TL;DR: Automating without mapping your processes is accelerating in the wrong direction. Mapping reveals what's actually broken, what's worth automating, and in what order. This guide gives you a practical method — without unnecessary bureaucracy.


The Mistake Everyone Makes

Most SMBs that dive into automation make the same error: they automate the first process that comes to mind, usually because it's visible — not because it's the highest priority.

The result: they invest time in a workflow that saves two hours a week, while another process — less obvious but far more costly — is bleeding ten hours and generating errors every week.

Process mapping isn't a bureaucratic formality. It's the step that tells you where to put your energy before building anything.


What Process Mapping Actually Is

Mapping a process means representing every step of an activity visually: who does what, in what order, with which tools, and with what data.

The goal isn't to produce a polished diagram. It's to understand:

  • What actually happens (not what you think happens)
  • Where it slows down or generates errors
  • Who's involved and how often
  • Which tools and data are in play

This understanding is the foundation of any effective AI workflow.


The 4-Step Method

Step 1: Identify Your Key Processes

Start by listing the major operational processes in your business.
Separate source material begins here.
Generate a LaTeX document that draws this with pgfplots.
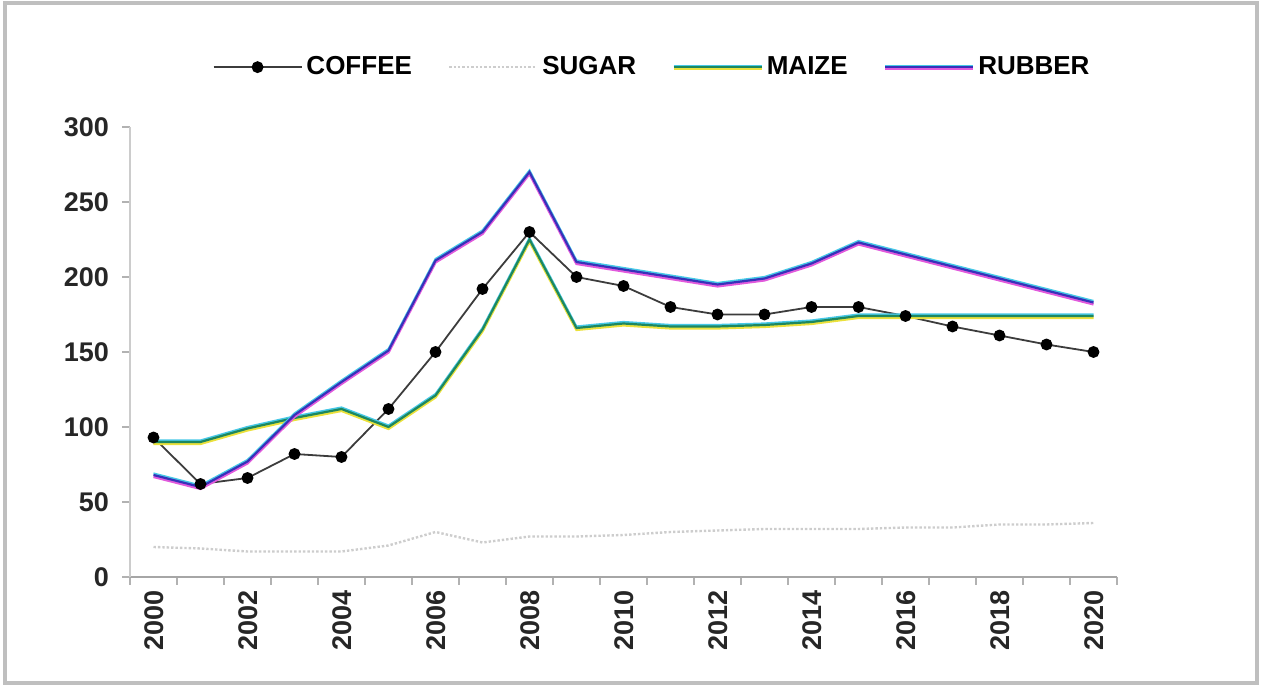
\documentclass[border=0pt]{standalone}
\usepackage{pgfplots}
\pgfplotsset{compat=1.18}
\usepackage{pgfplotstable}
\usepackage{fontspec}
\setmainfont{Liberation Sans}

\definecolor{coffeeline}{RGB}{60,60,60}
\definecolor{sugarline}{RGB}{205,205,205}
\definecolor{maizeline}{RGB}{30,135,95}
\definecolor{maizelow}{RGB}{235,225,60}
\definecolor{rubberline}{RGB}{55,50,185}
\definecolor{rubberlow}{RGB}{225,90,220}
\definecolor{cyanedge}{RGB}{70,200,230}

\pgfplotsset{
  maizeleg/.style={legend image code/.code={
    \draw[maizelow, line width=1.3pt] (0pt,-0.9pt) -- (44pt,-0.9pt);
    \draw[cyanedge, line width=1pt] (0pt,0.8pt) -- (44pt,0.8pt);
    \draw[maizeline, line width=1.1pt] (0pt,0pt) -- (44pt,0pt);}},
  rubberleg/.style={legend image code/.code={
    \draw[rubberlow, line width=1.3pt] (0pt,-0.9pt) -- (44pt,-0.9pt);
    \draw[cyanedge, line width=1pt] (0pt,0.8pt) -- (44pt,0.8pt);
    \draw[rubberline, line width=1.1pt] (0pt,0pt) -- (44pt,0pt);}},
  longleg/.style={legend image code/.code={\draw[mark repeat=2,mark phase=2,##1]
    plot coordinates {(0pt,0pt)(22pt,0pt)(44pt,0pt)};}},
}

\pgfplotstableread{
year coffee sugar maize rubber
2000 93 20 90 68
2001 62 19 90 60
2002 66 17 99 77
2003 82 17 106 108
2004 80 17 112 130
2005 112 21 100 151
2006 150 30 121 211
2007 192 23 165 230
2008 230 27 225 270
2009 200 27 166 210
2010 194 28 169 205
2011 180 30 167 200
2012 175 31 167 195
2013 175 32 168 199
2014 180 32 170 209
2015 180 32 174 223
2016 174 33 174 215
2017 167 33 174 207
2018 161 35 174 199
2019 155 35 174 191
2020 150 36 174 183
}\prices

\begin{document}
\begin{tikzpicture}
\useasboundingbox (-65pt,-56pt) rectangle (566.5pt,288.5pt);
\draw[gray!50, line width=1.6pt] (-62.5pt,-53pt) rectangle (563.5pt,287pt);
\begin{axis}[
  at={(0pt,0pt)}, anchor=south west,
  scale only axis, width=493.5pt, height=225pt,
  xmin=1999.5, xmax=2020.5, ymin=0, ymax=300,
  axis lines=left, axis line style={-},
  x axis line style={gray!70, line width=0.8pt},
  y axis line style={gray!40, line width=0.6pt},
  tick align=outside, major tick length=0pt, minor tick length=4pt,
  tick style={gray!60, line width=0.6pt},
  xtick={2000,2002,...,2020},
  minor xtick={1999.5,2000.5,...,2020.5},
  xticklabel style={rotate=90, anchor=east, yshift=-0.5pt, xshift=-3pt},
  ytick={0,50,...,300},
  minor ytick={0,50,...,300},
  yticklabel style={xshift=-7pt},
  tick label style={font=\bfseries\fontsize{13.5}{15}\selectfont, text=black!85},
  /pgf/number format/assume math mode=true,
  /pgf/number format/1000 sep={},
  legend columns=4,
  legend style={draw=none, fill=none, at={(0.53,1.133)}, anchor=center,
    font=\bfseries\fontsize{13}{15}\selectfont,
    /tikz/every even column/.append style={column sep=16pt}},
  longleg,
]
\addplot[coffeeline, line width=0.9pt, mark=*, mark size=2.5pt,
  mark options={black, fill=black}] table[x=year,y=coffee]{\prices};
\addlegendentry{COFFEE}

\addplot[sugarline, line width=1.2pt, densely dotted] table[x=year,y=sugar]{\prices};
\addlegendentry{SUGAR}

\addplot[maizelow, line width=1.3pt, yshift=-0.9pt, forget plot] table[x=year,y=maize]{\prices};
\addplot[cyanedge, line width=1pt, yshift=0.8pt, forget plot] table[x=year,y=maize]{\prices};
\addplot[maizeline, line width=1.1pt, maizeleg] table[x=year,y=maize]{\prices};
\addlegendentry{MAIZE}

\addplot[rubberlow, line width=1.3pt, yshift=-0.9pt, forget plot] table[x=year,y=rubber]{\prices};
\addplot[cyanedge, line width=1pt, yshift=0.8pt, forget plot] table[x=year,y=rubber]{\prices};
\addplot[rubberline, line width=1.1pt, rubberleg] table[x=year,y=rubber]{\prices};
\addlegendentry{RUBBER}
\end{axis}
\end{tikzpicture}
\end{document}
Focus on flows that directly affect revenue or costs:

  • Inbound lead handling
  • Customer onboarding
  • Order or quote processing
  • Invoicing and payment follow-up
  • Support and complaint management
  • Reporting and business monitoring

Don't aim for exhaustiveness. Target the 5 to 10 processes that consume the most human time or generate the most friction.
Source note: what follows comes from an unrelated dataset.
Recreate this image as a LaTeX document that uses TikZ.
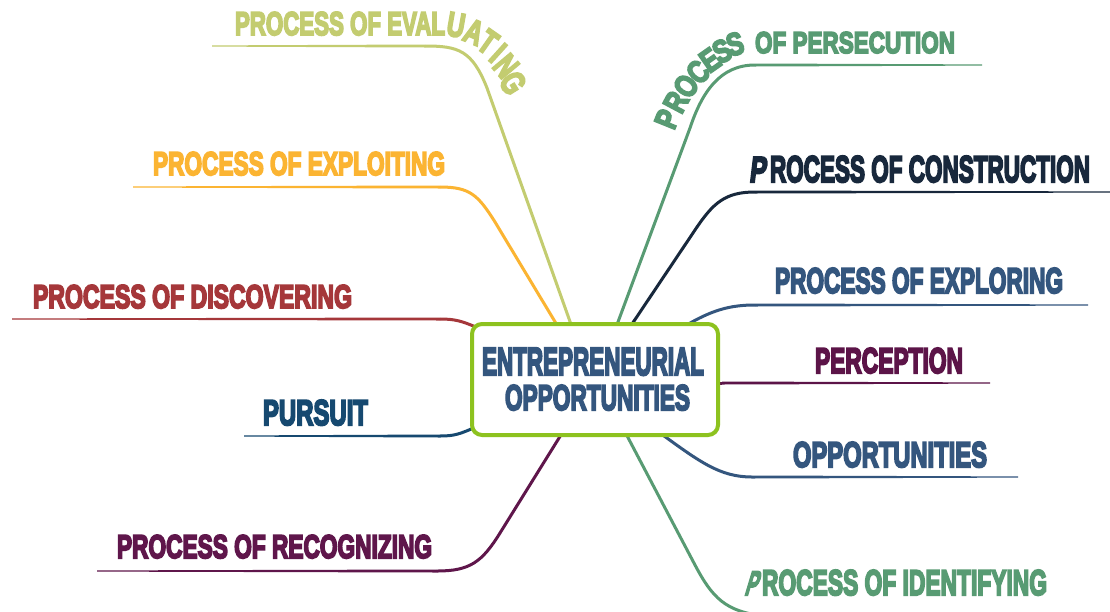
\documentclass[tikz,border=0pt]{standalone}
\usepackage{fontspec}
\usepackage{graphicx}
\newfontfamily\lf[FakeBold=6]{Liberation Sans Bold}
\newcommand\lbl[3]{\resizebox{#1pt}{#2pt}{\lf #3}}
\newcommand\ltra[1]{\scalebox{2.45}[3.4]{\lf #1}}
\newcommand\ltrb[1]{\scalebox{2.5}[3.15]{\lf #1}}
\newcommand\taper[4]{\fill[#1] (#2,#4-1.5) -- (#3,#4-0.6) -- (#3,#4+0.6) -- (#2,#4+1.5) -- cycle;}
\definecolor{ceval}{RGB}{195,204,112}
\definecolor{cexpl}{RGB}{251,180,50}
\definecolor{cdisc}{RGB}{165,55,58}
\definecolor{cpurs}{RGB}{22,73,112}
\definecolor{crecg}{RGB}{95,22,75}
\definecolor{cpers}{RGB}{88,155,115}
\definecolor{ccons}{RGB}{24,40,60}
\definecolor{cexpr}{RGB}{52,86,126}
\definecolor{cperc}{RGB}{92,20,72}
\definecolor{cbox}{RGB}{141,194,31}
\begin{document}
\begin{tikzpicture}[x=1pt,y=-1pt,
  br/.style={line width=3pt, line cap=butt},
  lb/.style={anchor=base west, inner sep=0pt, outer sep=0pt},
  lt/.style={anchor=center, inner sep=0pt, outer sep=0pt}]
\useasboundingbox (0,0) rectangle (1110,611);
\clip (0,0) rectangle (1110,611);
\fill[white] (0,0) rectangle (1110,611);
% branch points
\coordinate (ev) at (425,46);
\coordinate (ex) at (440,187);
\coordinate (di) at (440,319);
\coordinate (pu) at (440,436);
\coordinate (re) at (437,571);
\coordinate (pe) at (755,65);
\coordinate (co) at (755,192);
\coordinate (er) at (755,305);
\coordinate (pc) at (722,383);
\coordinate (op) at (752,477);
\coordinate (id) at (765,616);
% branches
\draw[br,ceval] (573,330) -- (487,88) .. controls (472,50) and (458,46) .. (ev);
\taper{ceval}{425}{212}{46}
\draw[br,cexpl] (560,330) -- (495,222) .. controls (478,195) and (470,187) .. (ex);
\taper{cexpl}{440}{133}{187}
\draw[br,cdisc] (478,328) .. controls (462,321) and (455,319) .. (di);
\taper{cdisc}{440}{12}{319}
\draw[br,cpurs] (478,426) .. controls (460,434) and (455,436) .. (pu);
\taper{cpurs}{440}{244}{436}
\draw[br,crecg] (564,430) -- (500,533) .. controls (482,562) and (470,571) .. (re);
\taper{crecg}{437}{97}{571}
\draw[br,cpers] (615,330) -- (690,128) .. controls (702,92) and (720,65) .. (pe);
\taper{cpers}{755}{982}{65}
\draw[br,ccons] (628,330) -- (695,230) .. controls (713,203) and (725,192) .. (co);
\taper{ccons}{755}{1110}{192}
\draw[br,cexpr] (685,326) .. controls (712,310) and (730,305) .. (er);
\taper{cexpr}{755}{1088}{305}
\draw[br,cperc] (715,383) -- (pc);
\taper{cperc}{722}{990}{383}
\draw[br,cexpr] (660,433) .. controls (700,462) and (720,477) .. (op);
\taper{cexpr}{752}{1018}{477}
\draw[br,cpers] (624,430) -- (695,565) .. controls (712,597) and (725,612) .. (id);
% central node
\node[draw=cbox, line width=4pt, rounded corners=10pt, fill=white,
      minimum width=246pt, minimum height=111pt, inner sep=0pt] (center) at (595,379.5) {};
\node[lb,text=cexpr] (c1) at (482,375) {\lbl{222}{27}{ENTREPRENEURIAL}};
\node[lb,text=cexpr] (c2) at (505,410) {\lbl{185}{25}{OPPORTUNITIES}};
% labels
\node[lb,text=ceval] (evl) at (235,35) {\lbl{210}{23}{PROCESS OF EVAL}};
\node[lt,text=ceval,rotate=-10] at (456,25) {\ltra{U}};
\node[lt,text=ceval,rotate=-22] at (474,32) {\ltra{A}};
\node[lt,text=ceval,rotate=-35] at (488,42) {\ltra{T}};
\node[lt,text=ceval,rotate=-42] at (498,53) {\ltra{I}};
\node[lt,text=ceval,rotate=-50] at (506,66) {\ltra{N}};
\node[lt,text=ceval,rotate=-58] at (513,83) {\ltra{G}};
\node[lb,text=cexpl] (exl) at (153,175) {\lbl{292}{23}{PROCESS OF EXPLOITING}};
\node[lb,text=cdisc] (dil) at (33,308) {\lbl{319}{23}{PROCESS OF DISCOVERING}};
\node[lb,text=cpurs] (pul) at (263,425) {\lbl{105}{25}{PURSUIT}};
\node[lb,text=crecg] (rel) at (117,558) {\lbl{315}{23}{PROCESS OF RECOGNIZING}};
\node[lb,text=cpers] (pel) at (755,53) {\lbl{200}{21}{OF PERSECUTION}};
\node[lt,text=cpers,rotate=68] at (667,119) {\ltrb{P}};
\node[lt,text=cpers,rotate=62] at (676,102) {\ltrb{R}};
\node[lt,text=cpers,rotate=55] at (686,86) {\ltrb{O}};
\node[lt,text=cpers,rotate=45] at (698,72) {\ltrb{C}};
\node[lt,text=cpers,rotate=35] at (710,60) {\ltrb{E}};
\node[lt,text=cpers,rotate=25] at (722,51) {\ltrb{S}};
\node[lt,text=cpers,rotate=15] at (735,44) {\ltrb{S}};
\node[lb,text=ccons,xslant=0.12] (cop) at (749,182) {\scalebox{2.5}[3.6]{\lf P}};
\node[lb,text=ccons] (col) at (770,182) {\lbl{320}{26}{ROCESS OF CONSTRUCTION}};
\node[lb,text=cexpr] (erl) at (775,293) {\lbl{288}{25}{PROCESS OF EXPLORING}};
\node[lb,text=cperc] (pcl) at (815,373) {\lbl{148}{25}{PERCEPTION}};
\node[lb,text=cexpr] (opl) at (793,467) {\lbl{194}{25}{OPPORTUNITIES}};
\node[lb,text=cpers,xslant=0.3] (idp) at (744,595) {\scalebox{1.8}[3.4]{\lf P}};
\node[lb,text=cpers] (idl) at (762,595) {\lbl{285}{25}{ROCESS OF IDENTIFYING}};
\end{tikzpicture}
\end{document}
Step 2: Interview the People Who Do the Work

Talk to the people who actually run the process — not their managers. They're the ones who know the exceptions, the workarounds, the informal shortcuts nobody has ever documented.

Useful questions to ask:

  • "Walk me through exactly what you do when you receive a [lead email / new order / complaint]."
  • "What takes the most time in this task?"
  • "When does this go sideways or get stuck?"
  • "Are there edge cases you handle differently?"
  • "What tools do you use at each step?"

Take detailed notes. Don't filter — even small, seemingly minor details can reveal systemic problems.

Step 3: Draw the Flow

Once you've gathered the information, represent the process visually. You don't need specialized software — a whiteboard, Miro, Figma, or even paper works fine.

Elements to include:

  • Trigger: what starts the process?
  • Steps: each action, in chronological order
  • Actors: who does what (person or system)
  • Tools: which software is used at each step
  • Decisions: branching points (if A, then X; if B, then Y)
  • Data: what goes in and what comes out at each step
  • Outputs: the final result of the process

Use colors to distinguish manual steps (red or orange), already partially automated steps (blue), and steps that could be automated (green).

Step 4: Identify Bottlenecks and Opportunities

Once the flow is drawn, analyze it with these questions:

Bottlenecks:

  • Where does the process wait? (an approval, missing information, human availability)
  • Where do errors occur most often?
  • Which steps are the most time-consuming?

Automation opportunities:

  • Which steps are purely mechanical (copy-paste, form filling, templated emails)?
  • Which data is entered manually when it already exists in another tool?
  • Which steps follow clear, repeatable rules?

The Prioritization Matrix

You've identified several automation opportunities. How do you decide where to start?

Use a two-axis matrix:

  • Vertical axis: Impact (time saved + errors avoided + value created)
  • Horizontal axis: Effort (technical complexity + setup time)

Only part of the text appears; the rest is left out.